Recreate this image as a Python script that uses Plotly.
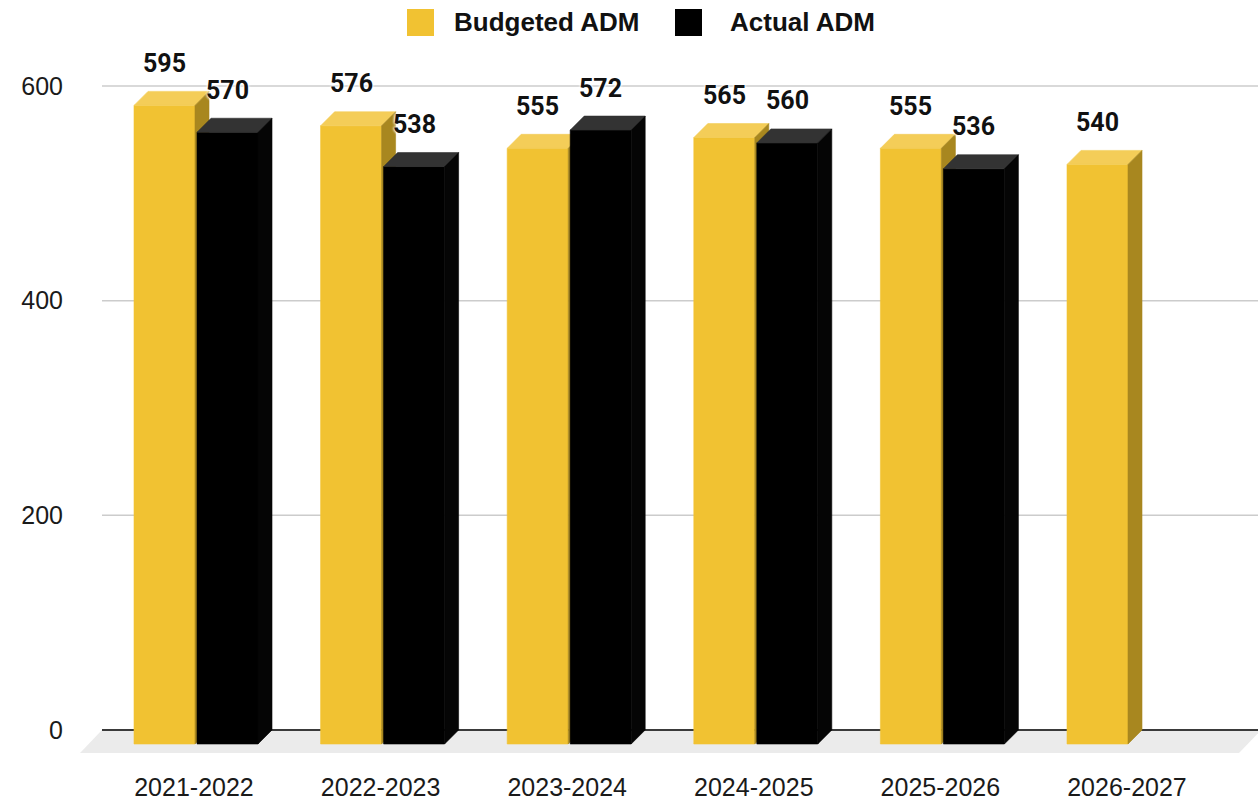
import plotly.graph_objects as go

# ---- data -------------------------------------------------------------
categories = ["2021-2022", "2022-2023", "2023-2024", "2024-2025", "2025-2026", "2026-2027"]
budgeted_adm = [595, 576, 555, 565, 555, 540]
actual_adm = [570, 538, 572, 560, 536, None]
y_tick_values = [0, 200, 400, 600]

# ---- page geometry (pixels) -------------------------------------------
W, H = 1258, 802
L, R, T, B = 70, 1258, 50, 770          # plot area
X0_PX = 194                             # x pixel of the first category
CAT_PX = 186.6                          # pixels between categories
ZERO_PX = 730                           # y pixel of value 0 (back wall)
UNIT_PX = 1.0733                        # pixels per value unit


def ux(px):
    return px / CAT_PX


def uy(px):
    return px / UNIT_PX


def paper_x(px):
    return (px - L) / (R - L)


def paper_y(py):
    return (B - py) / (B - T)


x_range = [ux(L - X0_PX), ux(R - X0_PX)]
y_range = [-uy(B - ZERO_PX), uy(ZERO_PX - T)]

# 3D extrusion of bars and floor
DX, DY = ux(14), uy(14)
FLOOR_DX, FLOOR_DY = ux(22), uy(23)
BAR_W = ux(61)
series = [
    dict(name="Budgeted ADM", values=budgeted_adm, left=ux(-60),
         front="#F1C232", top="#F4CD58", side="#A8871F"),
    dict(name="Actual ADM", values=actual_adm, left=ux(3),
         front="#000000", top="#333333", side="#050505"),
]

fig = go.Figure()


def add_faces(xs, ys, color, name):
    fig.add_trace(go.Scatter(
        x=xs, y=ys, mode="lines", fill="toself", fillcolor=color,
        line=dict(color=color, width=0.6), name=name,
        hoverinfo="skip", showlegend=False,
    ))


annotations = []
for s in series:
    fx, fy, tx, ty, sx, sy = [], [], [], [], [], []
    for i, v in enumerate(s["values"]):
        if v is None:
            continue
        x0 = i + s["left"]
        x1 = x0 + BAR_W
        # front face
        fx += [x0, x1, x1, x0, x0, None]
        fy += [-DY, -DY, v - DY, v - DY, -DY, None]
        # top face
        tx += [x0, x1, x1 + DX, x0 + DX, x0, None]
        ty += [v - DY, v - DY, v, v, v - DY, None]
        # right side face
        sx += [x1, x1 + DX, x1 + DX, x1, x1, None]
        sy += [-DY, 0, v, v - DY, -DY, None]
        annotations.append(dict(
            x=(x0 + x1) / 2, y=v, xref="x", yref="y", text=str(v),
            showarrow=False, yanchor="middle", yshift=28,
            font=dict(family="Roboto", size=25, weight="bold", color="#111111",
                      shadow="0 0 3px #ffffff, 0 0 3px #ffffff, 0 0 3px #ffffff"),
        ))
    add_faces(fx, fy, s["front"], s["name"])
    add_faces(tx, ty, s["top"], s["name"])
    add_faces(sx, sy, s["side"], s["name"])

# floor, grid lines and baseline
grid_left = ux(102 - X0_PX)
floor_right = x_range[1] + ux(3)
shapes = [dict(
    type="path", xref="x", yref="y", layer="below", line=dict(width=0),
    fillcolor="#EBEBEB",
    path=(f"M{grid_left},0 L{floor_right},0 "
          f"L{floor_right - FLOOR_DX},{-FLOOR_DY} L{grid_left - FLOOR_DX},{-FLOOR_DY} Z"),
)]
for t in y_tick_values:
    shapes.append(dict(
        type="line", xref="x", yref="y", layer="below",
        x0=grid_left, x1=x_range[1], y0=t, y1=t,
        line=dict(color="#3a3a3a" if t == 0 else "#CCCCCC", width=2 if t == 0 else 1.5),
    ))

# legend drawn as swatches and labels above the plot
legend_items = [("Budgeted ADM", "#F1C232", 407, 452), ("Actual ADM", "#000000", 675, 728)]
for name, color, sq_px, txt_px in legend_items:
    shapes.append(dict(
        type="rect", xref="paper", yref="paper", layer="above",
        x0=paper_x(sq_px), x1=paper_x(sq_px + 27), y0=paper_y(36), y1=paper_y(9),
        fillcolor=color, line=dict(width=0),
    ))
    annotations.append(dict(
        x=paper_x(txt_px), y=paper_y(22), xref="paper", yref="paper",
        text=name, showarrow=False, xanchor="left", yanchor="middle",
        font=dict(family="Liberation Sans", size=26, weight="bold", color="#111111"),
    ))

fig.update_layout(
    width=W, height=H,
    margin=dict(l=L, r=W - R, t=T, b=H - B, pad=0, autoexpand=False),
    paper_bgcolor="#ffffff", plot_bgcolor="#ffffff",
    showlegend=False,
    shapes=shapes, annotations=annotations,
    xaxis=dict(
        range=x_range, tickmode="array", tickvals=list(range(len(categories))),
        ticktext=categories, showgrid=False, zeroline=False, showline=False,
        ticks="", ticklabelstandoff=0, automargin=False,
        tickfont=dict(family="Liberation Sans", size=25, color="#1a1a1a"),
        fixedrange=True,
    ),
    yaxis=dict(
        range=y_range, tickmode="array", tickvals=y_tick_values,
        showgrid=False, zeroline=False, showline=False, ticks="",
        ticklabelstandoff=6, automargin=False,
        tickfont=dict(family="Liberation Sans", size=25, color="#1a1a1a"),
        fixedrange=True,
    ),
)

fig.write_html("out.html")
+ + + + +
- TASK TO CARRY OUT: All of the data above should be transcribed verbatim, with pictures omitted.

- TASK SOLUTION:
Recreate this image as a Python script that uses Plotly.
import plotly.graph_objects as go

# ---- data -------------------------------------------------------------
categories = ["2021-2022", "2022-2023", "2023-2024", "2024-2025", "2025-2026", "2026-2027"]
budgeted_adm = [595, 576, 555, 565, 555, 540]
actual_adm = [570, 538, 572, 560, 536, None]
y_tick_values = [0, 200, 400, 600]

# ---- page geometry (pixels) -------------------------------------------
W, H = 1258, 802
L, R, T, B = 70, 1258, 50, 770          # plot area
X0_PX = 194                             # x pixel of the first category
CAT_PX = 186.6                          # pixels between categories
ZERO_PX = 730                           # y pixel of value 0 (back wall)
UNIT_PX = 1.0733                        # pixels per value unit


def ux(px):
    return px / CAT_PX


def uy(px):
    return px / UNIT_PX


def paper_x(px):
    return (px - L) / (R - L)


def paper_y(py):
    return (B - py) / (B - T)


x_range = [ux(L - X0_PX), ux(R - X0_PX)]
y_range = [-uy(B - ZERO_PX), uy(ZERO_PX - T)]

# 3D extrusion of bars and floor
DX, DY = ux(14), uy(14)
FLOOR_DX, FLOOR_DY = ux(22), uy(23)
BAR_W = ux(61)
series = [
    dict(name="Budgeted ADM", values=budgeted_adm, left=ux(-60),
         front="#F1C232", top="#F4CD58", side="#A8871F"),
    dict(name="Actual ADM", values=actual_adm, left=ux(3),
         front="#000000", top="#333333", side="#050505"),
]

fig = go.Figure()


def add_faces(xs, ys, color, name):
    fig.add_trace(go.Scatter(
        x=xs, y=ys, mode="lines", fill="toself", fillcolor=color,
        line=dict(color=color, width=0.6), name=name,
        hoverinfo="skip", showlegend=False,
    ))


annotations = []
for s in series:
    fx, fy, tx, ty, sx, sy = [], [], [], [], [], []
    for i, v in enumerate(s["values"]):
        if v is None:
            continue
        x0 = i + s["left"]
        x1 = x0 + BAR_W
        # front face
        fx += [x0, x1, x1, x0, x0, None]
        fy += [-DY, -DY, v - DY, v - DY, -DY, None]
        # top face
        tx += [x0, x1, x1 + DX, x0 + DX, x0, None]
        ty += [v - DY, v - DY, v, v, v - DY, None]
        # right side face
        sx += [x1, x1 + DX, x1 + DX, x1, x1, None]
        sy += [-DY, 0, v, v - DY, -DY, None]
        annotations.append(dict(
            x=(x0 + x1) / 2, y=v, xref="x", yref="y", text=str(v),
            showarrow=False, yanchor="middle", yshift=28,
            font=dict(family="Roboto", size=25, weight="bold", color="#111111",
                      shadow="0 0 3px #ffffff, 0 0 3px #ffffff, 0 0 3px #ffffff"),
        ))
    add_faces(fx, fy, s["front"], s["name"])
    add_faces(tx, ty, s["top"], s["name"])
    add_faces(sx, sy, s["side"], s["name"])

# floor, grid lines and baseline
grid_left = ux(102 - X0_PX)
floor_right = x_range[1] + ux(3)
shapes = [dict(
    type="path", xref="x", yref="y", layer="below", line=dict(width=0),
    fillcolor="#EBEBEB",
    path=(f"M{grid_left},0 L{floor_right},0 "
          f"L{floor_right - FLOOR_DX},{-FLOOR_DY} L{grid_left - FLOOR_DX},{-FLOOR_DY} Z"),
)]
for t in y_tick_values:
    shapes.append(dict(
        type="line", xref="x", yref="y", layer="below",
        x0=grid_left, x1=x_range[1], y0=t, y1=t,
        line=dict(color="#3a3a3a" if t == 0 else "#CCCCCC", width=2 if t == 0 else 1.5),
    ))

# legend drawn as swatches and labels above the plot
legend_items = [("Budgeted ADM", "#F1C232", 407, 452), ("Actual ADM", "#000000", 675, 728)]
for name, color, sq_px, txt_px in legend_items:
    shapes.append(dict(
        type="rect", xref="paper", yref="paper", layer="above",
        x0=paper_x(sq_px), x1=paper_x(sq_px + 27), y0=paper_y(36), y1=paper_y(9),
        fillcolor=color, line=dict(width=0),
    ))
    annotations.append(dict(
        x=paper_x(txt_px), y=paper_y(22), xref="paper", yref="paper",
        text=name, showarrow=False, xanchor="left", yanchor="middle",
        font=dict(family="Liberation Sans", size=26, weight="bold", color="#111111"),
    ))

fig.update_layout(
    width=W, height=H,
    margin=dict(l=L, r=W - R, t=T, b=H - B, pad=0, autoexpand=False),
    paper_bgcolor="#ffffff", plot_bgcolor="#ffffff",
    showlegend=False,
    shapes=shapes, annotations=annotations,
    xaxis=dict(
        range=x_range, tickmode="array", tickvals=list(range(len(categories))),
        ticktext=categories, showgrid=False, zeroline=False, showline=False,
        ticks="", ticklabelstandoff=0, automargin=False,
        tickfont=dict(family="Liberation Sans", size=25, color="#1a1a1a"),
        fixedrange=True,
    ),
    yaxis=dict(
        range=y_range, tickmode="array", tickvals=y_tick_values,
        showgrid=False, zeroline=False, showline=False, ticks="",
        ticklabelstandoff=6, automargin=False,
        tickfont=dict(family="Liberation Sans", size=25, color="#1a1a1a"),
        fixedrange=True,
    ),
)

fig.write_html("out.html")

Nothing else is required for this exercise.